= Problem statement =
Show every line where "this" occurs.
Data shown start
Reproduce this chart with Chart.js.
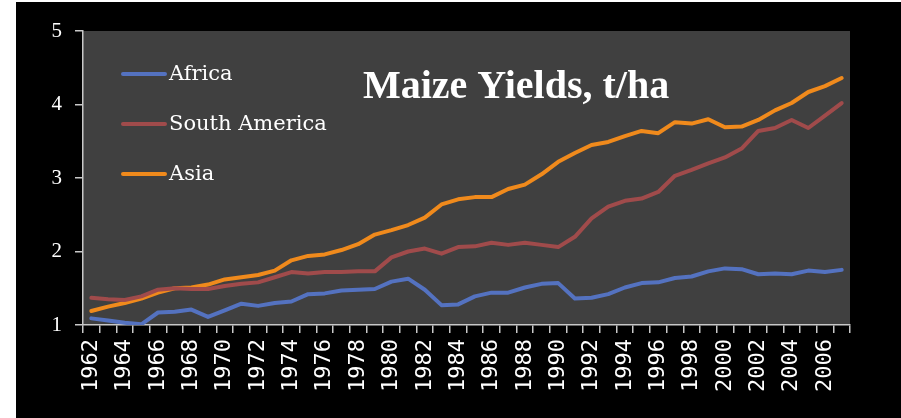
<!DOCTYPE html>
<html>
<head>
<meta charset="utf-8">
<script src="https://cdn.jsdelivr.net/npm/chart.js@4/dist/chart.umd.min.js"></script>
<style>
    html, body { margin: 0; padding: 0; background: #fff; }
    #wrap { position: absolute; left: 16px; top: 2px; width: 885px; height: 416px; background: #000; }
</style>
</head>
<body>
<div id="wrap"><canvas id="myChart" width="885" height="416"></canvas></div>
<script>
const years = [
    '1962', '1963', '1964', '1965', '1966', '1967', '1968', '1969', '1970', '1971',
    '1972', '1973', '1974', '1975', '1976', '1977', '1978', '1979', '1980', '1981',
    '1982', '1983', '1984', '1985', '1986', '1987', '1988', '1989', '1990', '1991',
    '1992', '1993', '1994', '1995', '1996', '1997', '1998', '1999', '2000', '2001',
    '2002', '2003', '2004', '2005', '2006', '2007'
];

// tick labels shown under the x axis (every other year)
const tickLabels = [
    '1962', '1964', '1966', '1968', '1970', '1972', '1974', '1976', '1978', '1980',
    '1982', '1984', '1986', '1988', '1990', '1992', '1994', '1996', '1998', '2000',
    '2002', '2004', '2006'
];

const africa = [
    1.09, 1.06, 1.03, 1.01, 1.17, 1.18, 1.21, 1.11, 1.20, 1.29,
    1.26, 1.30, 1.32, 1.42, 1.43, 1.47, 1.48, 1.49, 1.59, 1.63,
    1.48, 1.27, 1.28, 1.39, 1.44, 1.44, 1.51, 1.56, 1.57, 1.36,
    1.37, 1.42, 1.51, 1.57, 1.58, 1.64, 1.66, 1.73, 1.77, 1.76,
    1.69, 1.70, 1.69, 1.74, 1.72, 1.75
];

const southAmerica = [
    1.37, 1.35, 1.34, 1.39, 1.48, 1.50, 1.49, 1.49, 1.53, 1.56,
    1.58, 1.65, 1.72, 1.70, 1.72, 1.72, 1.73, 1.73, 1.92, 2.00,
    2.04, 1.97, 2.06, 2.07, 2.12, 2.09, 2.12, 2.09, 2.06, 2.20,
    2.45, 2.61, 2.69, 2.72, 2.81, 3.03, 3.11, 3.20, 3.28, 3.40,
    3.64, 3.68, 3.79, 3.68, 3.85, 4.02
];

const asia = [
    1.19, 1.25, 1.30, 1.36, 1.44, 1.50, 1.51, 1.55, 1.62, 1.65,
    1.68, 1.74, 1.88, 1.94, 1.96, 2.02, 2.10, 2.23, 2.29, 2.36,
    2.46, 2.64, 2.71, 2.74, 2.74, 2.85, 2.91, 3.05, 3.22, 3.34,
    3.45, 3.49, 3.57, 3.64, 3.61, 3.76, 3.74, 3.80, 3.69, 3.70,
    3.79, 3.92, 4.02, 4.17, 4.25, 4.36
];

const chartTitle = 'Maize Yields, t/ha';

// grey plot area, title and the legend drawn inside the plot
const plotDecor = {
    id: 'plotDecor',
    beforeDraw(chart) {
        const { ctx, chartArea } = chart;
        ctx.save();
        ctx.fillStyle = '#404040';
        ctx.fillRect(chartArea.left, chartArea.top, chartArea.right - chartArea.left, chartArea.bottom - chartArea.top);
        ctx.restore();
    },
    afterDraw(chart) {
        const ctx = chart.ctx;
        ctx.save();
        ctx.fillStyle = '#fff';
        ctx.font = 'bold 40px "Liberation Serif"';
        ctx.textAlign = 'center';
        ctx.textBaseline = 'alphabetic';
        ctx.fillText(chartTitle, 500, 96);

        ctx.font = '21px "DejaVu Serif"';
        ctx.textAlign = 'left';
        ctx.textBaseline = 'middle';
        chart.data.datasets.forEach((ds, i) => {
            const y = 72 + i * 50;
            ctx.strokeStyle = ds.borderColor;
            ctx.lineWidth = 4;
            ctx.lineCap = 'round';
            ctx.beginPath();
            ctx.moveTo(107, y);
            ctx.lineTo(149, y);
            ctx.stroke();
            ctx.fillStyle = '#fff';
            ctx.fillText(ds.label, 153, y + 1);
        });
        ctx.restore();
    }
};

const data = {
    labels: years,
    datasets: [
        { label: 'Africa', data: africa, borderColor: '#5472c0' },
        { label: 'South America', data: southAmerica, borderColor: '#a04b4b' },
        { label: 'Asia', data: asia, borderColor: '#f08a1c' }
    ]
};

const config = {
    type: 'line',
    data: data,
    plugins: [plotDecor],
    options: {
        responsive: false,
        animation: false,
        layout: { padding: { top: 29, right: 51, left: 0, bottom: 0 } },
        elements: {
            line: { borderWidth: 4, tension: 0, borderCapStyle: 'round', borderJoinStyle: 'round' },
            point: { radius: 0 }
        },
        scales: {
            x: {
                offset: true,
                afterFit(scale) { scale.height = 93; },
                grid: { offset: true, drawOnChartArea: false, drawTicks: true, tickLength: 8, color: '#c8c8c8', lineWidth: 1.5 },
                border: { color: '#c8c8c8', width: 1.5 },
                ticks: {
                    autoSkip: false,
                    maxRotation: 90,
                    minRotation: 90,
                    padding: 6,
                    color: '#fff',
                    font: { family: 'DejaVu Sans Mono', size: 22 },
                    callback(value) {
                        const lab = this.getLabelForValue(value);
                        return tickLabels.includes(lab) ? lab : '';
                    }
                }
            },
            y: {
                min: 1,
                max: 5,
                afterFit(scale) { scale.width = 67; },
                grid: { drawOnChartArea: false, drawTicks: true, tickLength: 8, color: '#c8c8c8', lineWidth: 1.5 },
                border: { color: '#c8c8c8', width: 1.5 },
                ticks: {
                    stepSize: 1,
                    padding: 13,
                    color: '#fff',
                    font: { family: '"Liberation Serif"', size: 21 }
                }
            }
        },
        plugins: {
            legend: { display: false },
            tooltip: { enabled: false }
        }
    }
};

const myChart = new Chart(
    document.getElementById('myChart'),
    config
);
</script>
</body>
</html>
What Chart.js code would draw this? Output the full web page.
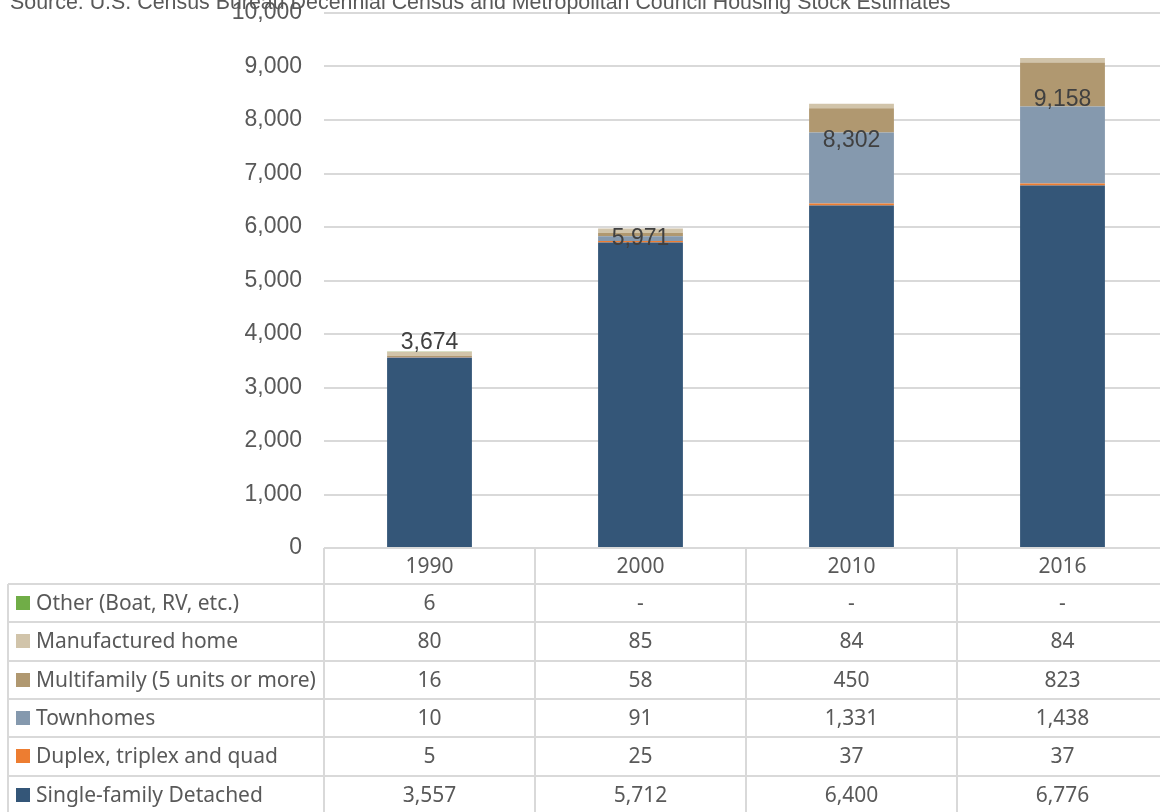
Data shown end
= Answer to the task =
Reproduce this chart with Chart.js.
                        const lab = this.getLabelForValue(value);
What Chart.js code would draw this? Output the full web page.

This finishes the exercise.